> [THE PROBLEM]
Reproduce exactly the lines below, from the first one through the line containing "Sans Narrow','Arial Narrow','Liberation", and omit any pictures.

> [INFORMATION PROVIDED]
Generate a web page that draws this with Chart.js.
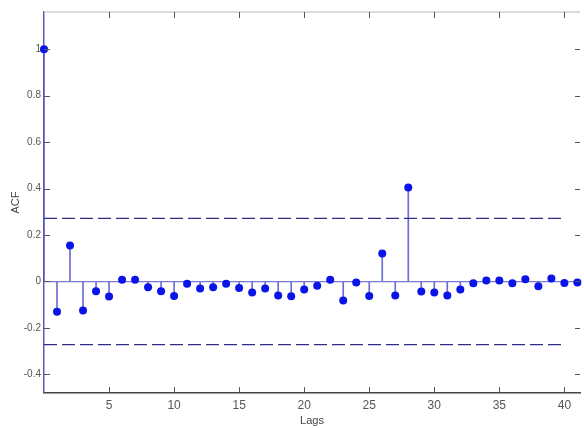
<!DOCTYPE html>
<html>
<head>
<meta charset="utf-8">
<script src="https://cdn.jsdelivr.net/npm/chart.js@4.4.0/dist/chart.umd.min.js"></script>
<style>
html,body{margin:0;padding:0;background:#fff;}
#wrap{width:584px;height:428px;}
</style>
</head>
<body>
<div id="wrap"><canvas id="c" width="584" height="428"></canvas></div>
<script>
// ---- data ----
const lags = [0,1,2,3,4,5,6,7,8,9,10,11,12,13,14,15,16,17,18,19,20,21,22,23,24,25,26,27,28,29,30,31,32,33,34,35,36,37,38,39,40,41];
const acf = [1,-0.13,0.155,-0.125,-0.042,-0.065,0.007,0.007,-0.025,-0.042,-0.063,-0.01,-0.03,-0.025,-0.01,-0.028,-0.047,-0.03,-0.06,-0.064,-0.035,-0.018,0.008,-0.082,-0.004,-0.062,0.12,-0.06,0.405,-0.043,-0.047,-0.06,-0.035,-0.008,0.004,0.004,-0.008,0.01,-0.02,0.013,-0.006,-0.004];
const confBound = 0.272;
const confLags = [0, 40];
const xTickValues = [5,10,15,20,25,30,35,40];
const yTickValues = [-0.4,-0.2,0,0.2,0.4,0.6,0.8,1];
const xTitle = 'Lags';
const yTitle = 'ACF';

const pts = lags.map((l,i)=>({x:l,y:acf[i]}));
const upper = confLags.map(l=>({x:l,y:confBound}));
const lower = confLags.map(l=>({x:l,y:-confBound}));

const FONT = "'Liberation Sans Narrow','Arial Narrow','Liberation Sans',Arial,sans-serif";

const axesPlugin = {
  id:'matlabAxes',
  afterDraw(chart){
    const ctx = chart.ctx, a = chart.chartArea;
    const xs = chart.scales.x, ys = chart.scales.y;
    ctx.save();
    // top border
    ctx.strokeStyle = '#cfcfcf'; ctx.lineWidth = 1.5;
    ctx.beginPath(); ctx.moveTo(a.left, a.top); ctx.lineTo(a.right, a.top); ctx.stroke();
    // ticks
    ctx.strokeStyle = '#555'; ctx.lineWidth = 1;
    xTickValues.forEach(v=>{
      const px = Math.round(xs.getPixelForValue(v))+0.5;
      ctx.beginPath(); ctx.moveTo(px,a.bottom); ctx.lineTo(px,a.bottom-6); ctx.stroke();
      ctx.beginPath(); ctx.moveTo(px,a.top); ctx.lineTo(px,a.top+6); ctx.stroke();
    });
    yTickValues.forEach(v=>{
      const py = Math.round(ys.getPixelForValue(v))+0.5;
      ctx.beginPath(); ctx.moveTo(a.left,py); ctx.lineTo(a.left+6,py); ctx.stroke();
      ctx.beginPath(); ctx.moveTo(a.right,py); ctx.lineTo(a.right-5,py); ctx.stroke();
    });
    ctx.restore();
  }
};

new Chart(document.getElementById('c'), {
  data: {
    datasets: [
      { type:'bar', data: pts, backgroundColor:'#6c6cd6', barThickness:1, grouped:false, order:3 },
      { type:'line', data: upper, borderColor:'#2e2e8a', borderWidth:1.3, borderDash:[13,5], pointRadius:0, order:2 },
      { type:'line', data: lower, borderColor:'#2e2e8a', borderWidth:1.3, borderDash:[13,5], pointRadius:0, order:2 },
      { type:'scatter', data: pts, backgroundColor:'#0a14e6', borderColor:'#0a14e6', pointRadius:4, pointBorderWidth:0, clip:false, order:0 }
    ]
  },
  options: {
    responsive:false,
    devicePixelRatio:1,
    animation:false,
    layout:{ padding:{ top:12, right:0, left:0, bottom:0 } },
    plugins:{ legend:{display:false}, tooltip:{enabled:false} },
    scales:{
      x:{
        type:'linear', min:0, max:41.2, offset:false,
        afterBuildTicks(s){ s.ticks = xTickValues.map(v=>({value:v})); },
        afterFit(s){ s.height = 35; },
        grid:{ drawOnChartArea:false, drawTicks:false, offset:false },
        border:{ display:true, color:'#444', width:1.5 },
        ticks:{ padding:5, color:'#555', font:{ family:FONT, size:12 }, maxRotation:0, autoSkip:false },
        title:{ display:true, text:xTitle, color:'#444', font:{ family:FONT, size:11 }, padding:{top:0,bottom:0} }
      },
      y:{
        type:'linear', min:-0.48, max:1.16,
        afterBuildTicks(s){ s.ticks = yTickValues.map(v=>({value:v})); },
        afterFit(s){ s.width = 44; },
        grid:{ drawTicks:false, color:(c)=> (c.tick && c.tick.value===0) ? '#7a7ad6' : 'rgba(0,0,0,0)', lineWidth:1.2 },
        border:{ display:true, color:'#5a5ab4', width:1.5 },
        ticks:{ padding:3, color:'#555', font:{ family:FONT, size:10 }, autoSkip:false,
          callback:(v)=> String(Math.round(v*10)/10) },
        title:{ display:true, text:yTitle, color:'#444', font:{ family:FONT, size:11 }, padding:{top:9,bottom:4} }
      }
    }
  },
  plugins:[axesPlugin]
});
</script>
</body>
</html>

> [CORRECT OUTPUT]
Generate a web page that draws this with Chart.js.
<!DOCTYPE html>
<html>
<head>
<meta charset="utf-8">
<script src="https://cdn.jsdelivr.net/npm/chart.js@4.4.0/dist/chart.umd.min.js"></script>
<style>
html,body{margin:0;padding:0;background:#fff;}
#wrap{width:584px;height:428px;}
</style>
</head>
<body>
<div id="wrap"><canvas id="c" width="584" height="428"></canvas></div>
<script>
// ---- data ----
const lags = [0,1,2,3,4,5,6,7,8,9,10,11,12,13,14,15,16,17,18,19,20,21,22,23,24,25,26,27,28,29,30,31,32,33,34,35,36,37,38,39,40,41];
const acf = [1,-0.13,0.155,-0.125,-0.042,-0.065,0.007,0.007,-0.025,-0.042,-0.063,-0.01,-0.03,-0.025,-0.01,-0.028,-0.047,-0.03,-0.06,-0.064,-0.035,-0.018,0.008,-0.082,-0.004,-0.062,0.12,-0.06,0.405,-0.043,-0.047,-0.06,-0.035,-0.008,0.004,0.004,-0.008,0.01,-0.02,0.013,-0.006,-0.004];
const confBound = 0.272;
const confLags = [0, 40];
const xTickValues = [5,10,15,20,25,30,35,40];
const yTickValues = [-0.4,-0.2,0,0.2,0.4,0.6,0.8,1];
const xTitle = 'Lags';
const yTitle = 'ACF';

const pts = lags.map((l,i)=>({x:l,y:acf[i]}));
const upper = confLags.map(l=>({x:l,y:confBound}));
const lower = confLags.map(l=>({x:l,y:-confBound}));

const FONT = "'Liberation Sans Narrow','Arial Narrow','Liberation Sans',Arial,sans-serif";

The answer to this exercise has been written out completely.